La aventura de cazar retratos en la borgiana pinacoteca de la Galería Artizar comienza a mitad del siglo XX, encontrando indicios de retratos hasta donde somos capaces de identificar algún rasgo determinado de una figura humana con atributos. Si utilizamos como guía para observar las múltiples variaciones en las que la figura humana va a ser expuesta en esta muestra, el retrato de Laura Pinto Grote pintado por el surrealista Juan Ismael en 1947 nos sirve como punto de partida desde un punto de vista figurativo, donde el rostro de la modelo sigue siendo fisionómicamente identificable. Será imposible evitar la tentación de relacionar el surrealismo canario con el surrealismo mexicano, atendiendo al dato de que, en el mismo año 1947, Frida Kahlo pinta su Autorretrato con el pelo suelto, referencia que nos conecta con el género del autorretrato que aquí se muestra, con un espectro bastante amplio, en los trabajos de los artistas Amparo Sard, Noelia Villena, René Peña, Martín y Sicilia y Dokoupil. En palabras de Rafael Argullol en el libro Maldita Perfección (2013, ed. Acantilado) “cuando nos reflejamos (autorretratamos) mezclamos lo que somos, lo que quisiéramos ser y lo que queremos que otros piensen que somos”. En este grupo de autorretratos los artistas tiene en común la característica de autorrepresentarse como la antítesis del héroe, en una actitud cercana a la figura del mártir. En el caso concreto de las obras de René Peña y Martín y Sicilia, donde exhiben con cierta ironía sus cabezas cortadas servidas en bandeja, entre diferentes manjares, nos conecta con el autorretrato de James Ensor Los cocineros peligrosos (1896) donde el artista representa a unos cocineros en un restaurante, cocinando su propia cabeza y la de otros artistas para dársela como alimento a los críticos de arte de la revista L’Art Moderne, que esperan en el comedor.

La conexión del retrato con la naturaleza, en sintonía con las culturas indígenas primitivas y las religiones paganas, son claves para el trabajo de los artistas José Bedia, Mendive, Hans Lemmens y Marco Alóm.

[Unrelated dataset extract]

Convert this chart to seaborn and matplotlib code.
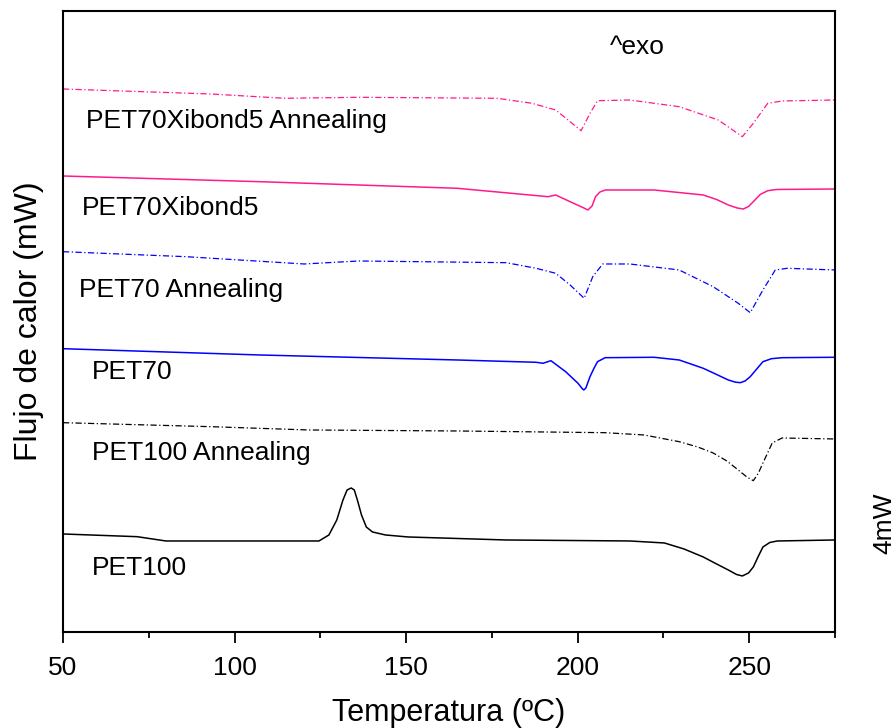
import matplotlib
matplotlib.use("Agg")
import matplotlib.pyplot as plt
import seaborn as sns
import pandas as pd

# Temperature (ºC) and heat flow (arbitrary offset units)
pet100_T = [50, 71.6, 80, 124.6, 127.5, 129.8, 131.6, 132.8, 134, 134.9, 135.8, 137.0, 138.4, 140.2, 144, 150.6, 179.2, 215.2, 225.3, 231, 236.6, 240.5, 243.9, 246.3, 248, 249.8, 251.2, 252.7, 254, 256, 258.2, 275]
pet100_Q = [98, 95.3, 91, 91, 97, 112, 132, 142, 144, 142, 132, 117, 105, 100, 97, 95, 92, 91, 89, 83, 75, 68, 62, 57.5, 56, 59, 65, 76, 85, 89.5, 91, 92]

pet100a_T = [50, 93.1, 121.7, 164.9, 208, 219.4, 229.6, 235, 239.5, 243.5, 246.8, 249.3, 251.2, 252.7, 254, 255.5, 256.7, 259.6, 275]
pet100a_Q = [209.3, 205.3, 202, 201, 199.3, 197, 190.3, 185, 179, 171, 162, 155, 151.3, 159, 169, 180, 189, 194, 193]

pet70_T = [50, 107.4, 164.9, 187.9, 189.9, 192.2, 196.5, 200.1, 201.3, 201.8, 202.4, 203.6, 204.8, 205.8, 208, 222.3, 229.6, 236.6, 240.5, 243.9, 246, 247.4, 248.8, 250.3, 252.2, 254, 256.5, 259.6, 275]
pet70_Q = [283.3, 277, 272, 269.7, 268.7, 271.3, 260.3, 248.7, 243.5, 242, 244, 255.3, 264, 270.3, 274.3, 274.7, 272, 263.7, 257.5, 252, 249.8, 249.3, 251, 255.3, 263, 270.3, 273.3, 274.3, 274.7]

pet70a_T = [50, 85.9, 120.3, 136.2, 179.2, 187.9, 193.6, 197.8, 201.9, 204.4, 207.3, 215.2, 229.6, 239.5, 246.8, 250.3, 254, 257.6, 261.1, 275]
pet70a_Q = [380.3, 375.3, 368, 371, 369.3, 363.7, 358.7, 347, 333.7, 355.3, 368, 368, 362, 345.3, 328.7, 319.3, 342, 362, 363.7, 362]

xib_T = [50, 107.4, 164.9, 191.4, 193.6, 197.8, 201.5, 203, 204.2, 205.2, 206.5, 208.1, 222.3, 236.6, 240.5, 243.9, 246.5, 248.3, 249.8, 251.2, 253.2, 255.4, 258, 275]
xib_Q = [456, 450.3, 443.7, 435.3, 437, 430.3, 424.5, 422, 426, 435.3, 440, 442, 442, 437, 432.5, 427, 424, 423, 425.5, 430.3, 437.5, 441.3, 442.5, 443]

xiba_T = [50, 93.1, 114.6, 136.2, 176.6, 186.7, 193.6, 197.8, 201, 203.6, 205.8, 215.2, 229.6, 241, 248, 251.2, 255.4, 259.6, 275]
xiba_Q = [543, 538, 533.7, 534.7, 533.7, 528.7, 522, 510.3, 501.3, 518.7, 531.3, 532, 525.3, 512, 495.3, 508.7, 528.7, 531, 532]

series_names = ["PET100", "PET100 Annealing", "PET70", "PET70 Annealing",
                "PET70Xibond5", "PET70Xibond5 Annealing"]
x_ticks = [50, 100, 150, 200, 250]

frames = []
for name, T, Q in zip(series_names,
                      [pet100_T, pet100a_T, pet70_T, pet70a_T, xib_T, xiba_T],
                      [pet100_Q, pet100a_Q, pet70_Q, pet70a_Q, xib_Q, xiba_Q]):
    frames.append(pd.DataFrame({"T": T, "Q": Q, "serie": name}))
df = pd.concat(frames, ignore_index=True)

sns.set_style("white")
plt.rcParams["font.family"] = ["Liberation Sans", "DejaVu Sans"]
plt.rcParams["text.color"] = "black"
plt.rcParams["axes.labelcolor"] = "black"
plt.rcParams["xtick.color"] = "black"
plt.rcParams["ytick.color"] = "black"

fig = plt.figure(figsize=(8.96, 7.28), dpi=100)
ax = fig.add_axes([0.0703, 0.1319, 0.8616, 0.853])

pink = "#FF1A8C"
dashdot = (0, (5, 2, 1, 2))
styles = {
    "PET100": ("black", "-", 1.1),
    "PET100 Annealing": ("black", dashdot, 0.9),
    "PET70": ("#0000FF", "-", 1.1),
    "PET70 Annealing": ("#0000FF", dashdot, 0.9),
    "PET70Xibond5": (pink, "-", 1.1),
    "PET70Xibond5 Annealing": (pink, dashdot, 0.9),
}
for name in series_names:
    c, ls, lw = styles[name]
    sns.lineplot(data=df[df["serie"] == name], x="T", y="Q", ax=ax, color=c,
                 linestyle=ls, linewidth=lw, sort=False, estimator=None,
                 legend=False)

ax.set_xlim(50, 275)
ax.set_ylim(0, 621)
ax.set_xticks(x_ticks)
ax.set_xticks([75, 125, 175, 225, 275], minor=True)
ax.set_yticks([])
ax.tick_params(axis="x", which="major", direction="out", length=8, width=1.3,
               labelsize=19, bottom=True, pad=9)
ax.tick_params(axis="x", which="minor", direction="out", length=4, width=1.3,
               bottom=True)
for s in ax.spines.values():
    s.set_linewidth(1.5)
    s.set_color("black")

ax.set_xlabel("Temperatura (ºC)", fontsize=22, labelpad=13)
ax.set_ylabel("Flujo de calor (mW)", fontsize=23, labelpad=14)

labels = [("PET70Xibond5 Annealing", 86, 121), ("PET70Xibond5", 82, 208),
          ("PET70 Annealing", 79, 290), ("PET70", 92, 372),
          ("PET100 Annealing", 92, 453), ("PET100", 92, 568)]
W, H = 896, 728
for txt, px, py in labels:
    fig.text(px / W, 1 - py / H, txt, fontsize=19, ha="left", va="center")
fig.text(610 / W, 1 - 47 / H, "^exo", fontsize=19, ha="left", va="center")
fig.text(884 / W, 1 - 523 / H, "4mW", fontsize=19, ha="center", va="center",
         rotation=90)

fig.savefig("out.png", dpi=100)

Las figuras humanas son representadas bajo un modo de pensamiento mágico primitivo con un marcado carácter animista. Observando los trabajos de estos artistas, el vínculo del ser humano con la naturaleza está representado desde múltiples formas donde el individuo tiene espíritu o alma de animal, como son los seres alados de Mendive (El agua me nutre, 2013), los humanos con cabeza de animales de Bedia (Animal armado, Madre de guerra, 2019) los humanos que se disfrazan de fauna en el plato de cerámica de Hans Lemmens (Sin título, 2010) e incluso en los restos humanos que representan a los primeros pobladores del paraíso, pintados por Marco Alóm (Adán y Eva, 2016)

 

La estética de los restos humanos y las fosas comunes, o la capacidad de entender un conjunto de huesos como un retrato anatómico forense, están presentes en los trabajos de Marco Alóm, Carlos Nicanor y Pamen Pereira. En este momento, liberados ya del yugo que supone la verosimilitud del representado con el modelo elegido para hablar sobre el género del retrato, sería conveniente recordar el creciente interés por la abstracción o la “no figuración” de los retratos con ausencia de rostro, interés vigente desde las vanguardias del pasado siglo. Los trabajos de Laura Gherardi (Demiurgo, 2003) y Pamen Pereira (Ecuanimidad, 2015) cortan literalmente la cabeza de sus retratados como en el relato de terror y romanticismo de Washinton Irving La leyenda de Sleepy Hollow (1820, ed. Alba). Continuando por este camino, los trabajos seleccionados de Luis Palmero y Ubay Murillo cubren con pintura o papel todo signo que represente una identidad humana de cuello para arriba, hasta llegar a pintor Santiago Palenzuela que, literalmente, le prende fuego al retrato, quedando un significativo agujero en la tela sobre bastidor, que el artista maquilla con llamas de ficción pintadas al óleo y que no hacen otra cosa que subrayar la gritona ausencia del retratado.

 

Para seguir la evolución del siempre rejuvenecido género del retrato será conveniente para el espectador una brújula y estar actualizado periódicamente, década tras década, cisne negro tras cisne negro, hasta llegar al presente inmediato. Hasta que quede algún ser humano vivo digno de ser retratado.